---------- DATA SEGMENT

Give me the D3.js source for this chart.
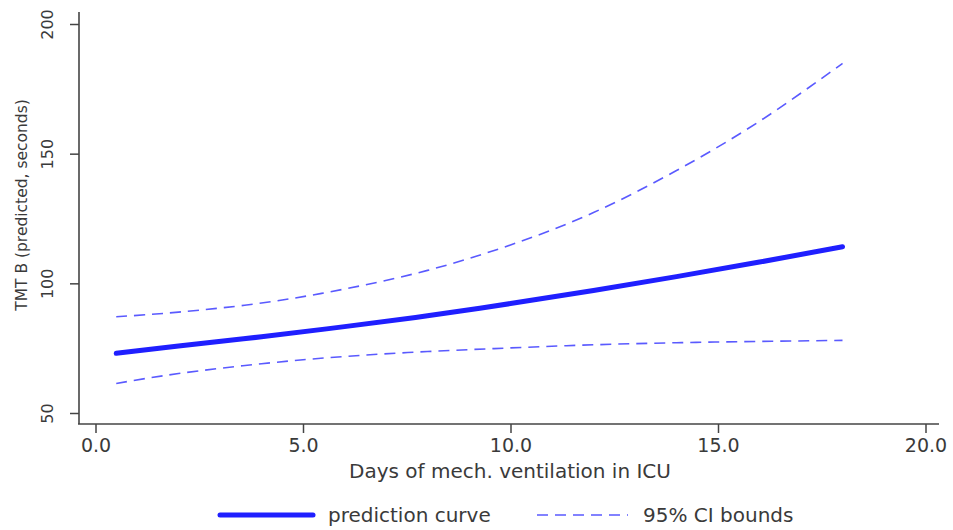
<!DOCTYPE html>
<html>
<head>
<meta charset="utf-8">
<script src="https://cdn.jsdelivr.net/npm/d3@7"></script>
<style>
  body { margin: 0; background: #fff; }
  svg text { font-family: "DejaVu Sans", sans-serif; fill: #3a3a3a; }
</style>
</head>
<body>
<div id="chart"></div>
<script>
// values
var days = [0.5, 2, 4, 6, 8, 10, 12, 14, 16, 18];
var predicted = [73.0, 75.8, 79.4, 83.3, 87.5, 92.2, 97.2, 102.6, 108.2, 114.1];
var upperCI = [87.1, 88.9, 92.4, 97.8, 105.0, 114.8, 127.3, 143.5, 162.5, 184.8];
var lowerCI = [61.4, 65.2, 69.0, 71.8, 73.7, 75.1, 76.3, 77.1, 77.6, 78.0];
var xTicks = [0, 5, 10, 15, 20];
var yTicks = [50, 100, 150, 200];

var svgWidth = 953, svgHeight = 530;

var svg = d3.select("#chart").append("svg")
  .attr("width", svgWidth)
  .attr("height", svgHeight);

var xScale = d3.scaleLinear().domain([0, 20]).range([95.5, 925.5]);
var yScale = d3.scaleLinear().domain([50, 200]).range([413, 24]);

var axisColor = "#444";

// axis lines
svg.append("line")
  .attr("x1", 79).attr("x2", 79)
  .attr("y1", 12).attr("y2", 424)
  .attr("stroke", axisColor).attr("stroke-width", 1.6);
svg.append("line")
  .attr("x1", 78).attr("x2", 939)
  .attr("y1", 424).attr("y2", 424)
  .attr("stroke", axisColor).attr("stroke-width", 1.6);

// x axis
var xAxis = svg.append("g")
  .attr("transform", "translate(0,424)")
  .call(d3.axisBottom(xScale).tickValues(xTicks).tickSize(9).tickPadding(6).tickFormat(d3.format(".1f")));
xAxis.select(".domain").remove();
xAxis.selectAll(".tick line").attr("stroke", axisColor).attr("stroke-width", 1.5);
xAxis.selectAll("text").attr("font-size", 19).attr("font-family", "DejaVu Sans").attr("fill", "#3a3a3a");

// y axis, labels turned vertical
var yAxis = svg.append("g")
  .attr("transform", "translate(79,0)")
  .call(d3.axisLeft(yScale).tickValues(yTicks).tickSize(9).tickFormat(d3.format("d")));
yAxis.select(".domain").remove();
yAxis.selectAll(".tick line").attr("stroke", axisColor).attr("stroke-width", 1.5);
yAxis.selectAll("text")
  .attr("x", null).attr("dy", null)
  .attr("transform", "translate(-32,0) rotate(-90)")
  .attr("text-anchor", "middle")
  .attr("dominant-baseline", "central")
  .attr("font-size", 16).attr("font-family", "DejaVu Sans").attr("fill", "#3a3a3a");

// axis titles
svg.append("text")
  .attr("x", 510).attr("y", 478)
  .attr("text-anchor", "middle")
  .attr("font-size", 20)
  .text("Days of mech. ventilation in ICU");

svg.append("text")
  .attr("transform", "translate(22,205) rotate(-90)")
  .attr("text-anchor", "middle")
  .attr("dominant-baseline", "central")
  .attr("font-size", 15.5)
  .text("TMT B (predicted, seconds)");

// curves
function series(vals) {
  return days.map(function(d, i) { return [d, vals[i]]; });
}
var line = d3.line()
  .x(d => xScale(d[0]))
  .y(d => yScale(d[1]))
  .curve(d3.curveNatural);

svg.append("path")
  .datum(series(upperCI))
  .attr("d", line)
  .attr("fill", "none")
  .attr("stroke", "#5a5aff")
  .attr("stroke-width", 1.6)
  .attr("stroke-dasharray", "11,7");

svg.append("path")
  .datum(series(lowerCI))
  .attr("d", line)
  .attr("fill", "none")
  .attr("stroke", "#5a5aff")
  .attr("stroke-width", 1.6)
  .attr("stroke-dasharray", "11,7");

svg.append("path")
  .datum(series(predicted))
  .attr("d", line)
  .attr("fill", "none")
  .attr("stroke", "#1f1fff")
  .attr("stroke-width", 5)
  .attr("stroke-linecap", "round");

// legend
var legend = svg.append("g").attr("transform", "translate(0,515)");
legend.append("line")
  .attr("x1", 220).attr("x2", 313)
  .attr("stroke", "#1f1fff").attr("stroke-width", 5).attr("stroke-linecap", "round");
legend.append("text")
  .attr("x", 328).attr("dominant-baseline", "central")
  .attr("font-size", 20)
  .text("prediction curve");
legend.append("line")
  .attr("x1", 537).attr("x2", 628)
  .attr("stroke", "#5a5aff").attr("stroke-width", 1.6).attr("stroke-dasharray", "11,7");
legend.append("text")
  .attr("x", 643).attr("dominant-baseline", "central")
  .attr("font-size", 20)
  .text("95% CI bounds");
</script>
</body>
</html>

--------------------

**WHAT THIS TASK INVOLVES**
Transcribe the full listing above exactly, with the images removed.

**REPLY**
Give me the D3.js source for this chart.
<!DOCTYPE html>
<html>
<head>
<meta charset="utf-8">
<script src="https://cdn.jsdelivr.net/npm/d3@7"></script>
<style>
  body { margin: 0; background: #fff; }
  svg text { font-family: "DejaVu Sans", sans-serif; fill: #3a3a3a; }
</style>
</head>
<body>
<div id="chart"></div>
<script>
// values
var days = [0.5, 2, 4, 6, 8, 10, 12, 14, 16, 18];
var predicted = [73.0, 75.8, 79.4, 83.3, 87.5, 92.2, 97.2, 102.6, 108.2, 114.1];
var upperCI = [87.1, 88.9, 92.4, 97.8, 105.0, 114.8, 127.3, 143.5, 162.5, 184.8];
var lowerCI = [61.4, 65.2, 69.0, 71.8, 73.7, 75.1, 76.3, 77.1, 77.6, 78.0];
var xTicks = [0, 5, 10, 15, 20];
var yTicks = [50, 100, 150, 200];

var svgWidth = 953, svgHeight = 530;

var svg = d3.select("#chart").append("svg")
  .attr("width", svgWidth)
  .attr("height", svgHeight);

var xScale = d3.scaleLinear().domain([0, 20]).range([95.5, 925.5]);
var yScale = d3.scaleLinear().domain([50, 200]).range([413, 24]);

var axisColor = "#444";

// axis lines
svg.append("line")
  .attr("x1", 79).attr("x2", 79)
  .attr("y1", 12).attr("y2", 424)
  .attr("stroke", axisColor).attr("stroke-width", 1.6);
svg.append("line")
  .attr("x1", 78).attr("x2", 939)
  .attr("y1", 424).attr("y2", 424)
  .attr("stroke", axisColor).attr("stroke-width", 1.6);

// x axis
var xAxis = svg.append("g")
  .attr("transform", "translate(0,424)")
  .call(d3.axisBottom(xScale).tickValues(xTicks).tickSize(9).tickPadding(6).tickFormat(d3.format(".1f")));
xAxis.select(".domain").remove();
xAxis.selectAll(".tick line").attr("stroke", axisColor).attr("stroke-width", 1.5);
xAxis.selectAll("text").attr("font-size", 19).attr("font-family", "DejaVu Sans").attr("fill", "#3a3a3a");

// y axis, labels turned vertical
var yAxis = svg.append("g")
  .attr("transform", "translate(79,0)")
  .call(d3.axisLeft(yScale).tickValues(yTicks).tickSize(9).tickFormat(d3.format("d")));
yAxis.select(".domain").remove();
yAxis.selectAll(".tick line").attr("stroke", axisColor).attr("stroke-width", 1.5);
yAxis.selectAll("text")
  .attr("x", null).attr("dy", null)
  .attr("transform", "translate(-32,0) rotate(-90)")
  .attr("text-anchor", "middle")
  .attr("dominant-baseline", "central")
  .attr("font-size", 16).attr("font-family", "DejaVu Sans").attr("fill", "#3a3a3a");

// axis titles
svg.append("text")
  .attr("x", 510).attr("y", 478)
  .attr("text-anchor", "middle")
  .attr("font-size", 20)
  .text("Days of mech. ventilation in ICU");

svg.append("text")
  .attr("transform", "translate(22,205) rotate(-90)")
  .attr("text-anchor", "middle")
  .attr("dominant-baseline", "central")
  .attr("font-size", 15.5)
  .text("TMT B (predicted, seconds)");

// curves
function series(vals) {
  return days.map(function(d, i) { return [d, vals[i]]; });
}
var line = d3.line()
  .x(d => xScale(d[0]))
  .y(d => yScale(d[1]))
  .curve(d3.curveNatural);

svg.append("path")
  .datum(series(upperCI))
  .attr("d", line)
  .attr("fill", "none")
  .attr("stroke", "#5a5aff")
  .attr("stroke-width", 1.6)
  .attr("stroke-dasharray", "11,7");

svg.append("path")
  .datum(series(lowerCI))
  .attr("d", line)
  .attr("fill", "none")
  .attr("stroke", "#5a5aff")
  .attr("stroke-width", 1.6)
  .attr("stroke-dasharray", "11,7");

svg.append("path")
  .datum(series(predicted))
  .attr("d", line)
  .attr("fill", "none")
  .attr("stroke", "#1f1fff")
  .attr("stroke-width", 5)
  .attr("stroke-linecap", "round");

// legend
var legend = svg.append("g").attr("transform", "translate(0,515)");
legend.append("line")
  .attr("x1", 220).attr("x2", 313)
  .attr("stroke", "#1f1fff").attr("stroke-width", 5).attr("stroke-linecap", "round");
legend.append("text")
  .attr("x", 328).attr("dominant-baseline", "central")
  .attr("font-size", 20)
  .text("prediction curve");
legend.append("line")
  .attr("x1", 537).attr("x2", 628)
  .attr("stroke", "#5a5aff").attr("stroke-width", 1.6).attr("stroke-dasharray", "11,7");
legend.append("text")
  .attr("x", 643).attr("dominant-baseline", "central")
  .attr("font-size", 20)
  .text("95% CI bounds");
</script>
</body>
</html>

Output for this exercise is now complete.